» **Goal**
Write out the material exactly, with the pictures left out.

» **Dataset content**
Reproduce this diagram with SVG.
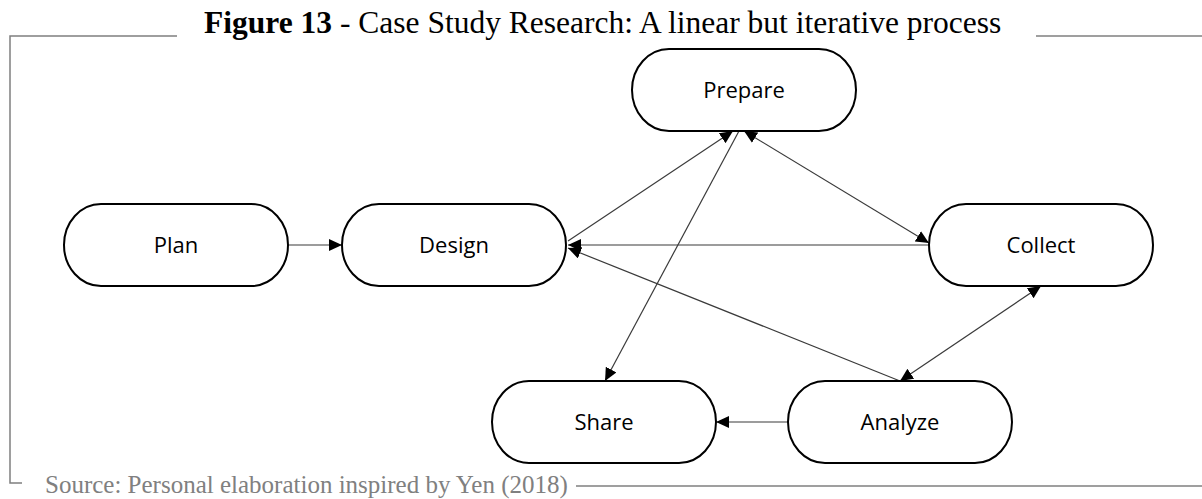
<svg xmlns="http://www.w3.org/2000/svg" width="1202" height="499" viewBox="0 0 1202 499">
  <style>
    .frame { stroke: #7f7f7f; stroke-width: 1.5; fill: none; }
    .node rect { fill: #ffffff; stroke: #000000; stroke-width: 2; }
    .node text { font-family: "Open Sans", "Noto Sans", "Liberation Sans", sans-serif; font-size: 22px; fill: #000000; text-anchor: middle; }
    .edge { stroke: #3a3a3a; stroke-width: 1.2; fill: none; }
    .title { font-family: "Liberation Serif", "Times New Roman", serif; font-size: 31.5px; fill: #000000; }
    .source { font-family: "Liberation Serif", "Times New Roman", serif; font-size: 25px; fill: #808080; }
  </style>
  <defs>
    <marker id="head" viewBox="0 0 13 12" refX="13" refY="6" markerWidth="13" markerHeight="12" markerUnits="userSpaceOnUse" orient="auto-start-reverse">
      <path d="M0,0 L13,6 L0,12 Z" fill="#000000"/>
    </marker>
  </defs>
  <rect width="1202" height="499" fill="#ffffff"/>

  <!-- frame -->
  <g id="frame">
    <polyline class="frame" points="177,36 10,36 10,483 22,483"/>
    <line class="frame" x1="1036" y1="36" x2="1202" y2="36"/>
    <line class="frame" x1="576" y1="486" x2="1202" y2="486"/>
  </g>

  <text class="title" x="204" y="33"><tspan font-weight="bold">Figure 13</tspan> - Case Study Research: A linear but iterative process</text>
  <text class="source" x="45" y="493">Source: Personal elaboration inspired by Yen (2018)</text>

  <!-- connectors -->
  <g id="connectors">
    <line class="edge" x1="288" y1="245" x2="342" y2="245" marker-end="url(#head)"/>
    <line class="edge" x1="568" y1="241" x2="733" y2="131" marker-end="url(#head)"/>
    <line class="edge" x1="739" y1="131" x2="605" y2="381" marker-end="url(#head)"/>
    <line class="edge" x1="744" y1="131" x2="929" y2="243" marker-start="url(#head)" marker-end="url(#head)"/>
    <line class="edge" x1="929" y1="245" x2="568" y2="245" marker-end="url(#head)"/>
    <line class="edge" x1="900" y1="381" x2="568" y2="248" marker-end="url(#head)"/>
    <line class="edge" x1="1041" y1="286" x2="900" y2="381" marker-start="url(#head)" marker-end="url(#head)"/>
    <line class="edge" x1="788" y1="422" x2="716" y2="422" marker-end="url(#head)"/>
  </g>

  <!-- nodes -->
  <g id="prepare" class="node">
    <rect x="632" y="49" width="224" height="82" rx="37" ry="41"/>
    <text x="744" y="98">Prepare</text>
  </g>
  <g id="plan" class="node">
    <rect x="64" y="204" width="224" height="82" rx="37" ry="41"/>
    <text x="176" y="253">Plan</text>
  </g>
  <g id="design" class="node">
    <rect x="342" y="204" width="224" height="82" rx="37" ry="41"/>
    <text x="454" y="253">Design</text>
  </g>
  <g id="collect" class="node">
    <rect x="929" y="204" width="224" height="82" rx="37" ry="41"/>
    <text x="1041" y="253">Collect</text>
  </g>
  <g id="share" class="node">
    <rect x="492" y="381" width="224" height="82" rx="37" ry="41"/>
    <text x="604" y="430">Share</text>
  </g>
  <g id="analyze" class="node">
    <rect x="788" y="381" width="224" height="82" rx="37" ry="41"/>
    <text x="900" y="430">Analyze</text>
  </g>
</svg>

» **The output**
Reproduce this diagram with SVG.
<svg xmlns="http://www.w3.org/2000/svg" width="1202" height="499" viewBox="0 0 1202 499">
  <style>
    .frame { stroke: #7f7f7f; stroke-width: 1.5; fill: none; }
    .node rect { fill: #ffffff; stroke: #000000; stroke-width: 2; }
    .node text { font-family: "Open Sans", "Noto Sans", "Liberation Sans", sans-serif; font-size: 22px; fill: #000000; text-anchor: middle; }
    .edge { stroke: #3a3a3a; stroke-width: 1.2; fill: none; }
    .title { font-family: "Liberation Serif", "Times New Roman", serif; font-size: 31.5px; fill: #000000; }
    .source { font-family: "Liberation Serif", "Times New Roman", serif; font-size: 25px; fill: #808080; }
  </style>
  <defs>
    <marker id="head" viewBox="0 0 13 12" refX="13" refY="6" markerWidth="13" markerHeight="12" markerUnits="userSpaceOnUse" orient="auto-start-reverse">
      <path d="M0,0 L13,6 L0,12 Z" fill="#000000"/>
    </marker>
  </defs>
  <rect width="1202" height="499" fill="#ffffff"/>

  <!-- frame -->
  <g id="frame">
    <polyline class="frame" points="177,36 10,36 10,483 22,483"/>
    <line class="frame" x1="1036" y1="36" x2="1202" y2="36"/>
    <line class="frame" x1="576" y1="486" x2="1202" y2="486"/>
  </g>

  <text class="title" x="204" y="33"><tspan font-weight="bold">Figure 13</tspan> - Case Study Research: A linear but iterative process</text>
  <text class="source" x="45" y="493">Source: Personal elaboration inspired by Yen (2018)</text>

  <!-- connectors -->
  <g id="connectors">
    <line class="edge" x1="288" y1="245" x2="342" y2="245" marker-end="url(#head)"/>
    <line class="edge" x1="568" y1="241" x2="733" y2="131" marker-end="url(#head)"/>
    <line class="edge" x1="739" y1="131" x2="605" y2="381" marker-end="url(#head)"/>
    <line class="edge" x1="744" y1="131" x2="929" y2="243" marker-start="url(#head)" marker-end="url(#head)"/>
    <line class="edge" x1="929" y1="245" x2="568" y2="245" marker-end="url(#head)"/>
    <line class="edge" x1="900" y1="381" x2="568" y2="248" marker-end="url(#head)"/>
    <line class="edge" x1="1041" y1="286" x2="900" y2="381" marker-start="url(#head)" marker-end="url(#head)"/>
    <line class="edge" x1="788" y1="422" x2="716" y2="422" marker-end="url(#head)"/>
  </g>

  <!-- nodes -->
  <g id="prepare" class="node">
    <rect x="632" y="49" width="224" height="82" rx="37" ry="41"/>
    <text x="744" y="98">Prepare</text>
  </g>
  <g id="plan" class="node">
    <rect x="64" y="204" width="224" height="82" rx="37" ry="41"/>
    <text x="176" y="253">Plan</text>
  </g>
  <g id="design" class="node">
    <rect x="342" y="204" width="224" height="82" rx="37" ry="41"/>
    <text x="454" y="253">Design</text>
  </g>
  <g id="collect" class="node">
    <rect x="929" y="204" width="224" height="82" rx="37" ry="41"/>
    <text x="1041" y="253">Collect</text>
  </g>
  <g id="share" class="node">
    <rect x="492" y="381" width="224" height="82" rx="37" ry="41"/>
    <text x="604" y="430">Share</text>
  </g>
  <g id="analyze" class="node">
    <rect x="788" y="381" width="224" height="82" rx="37" ry="41"/>
    <text x="900" y="430">Analyze</text>
  </g>
</svg>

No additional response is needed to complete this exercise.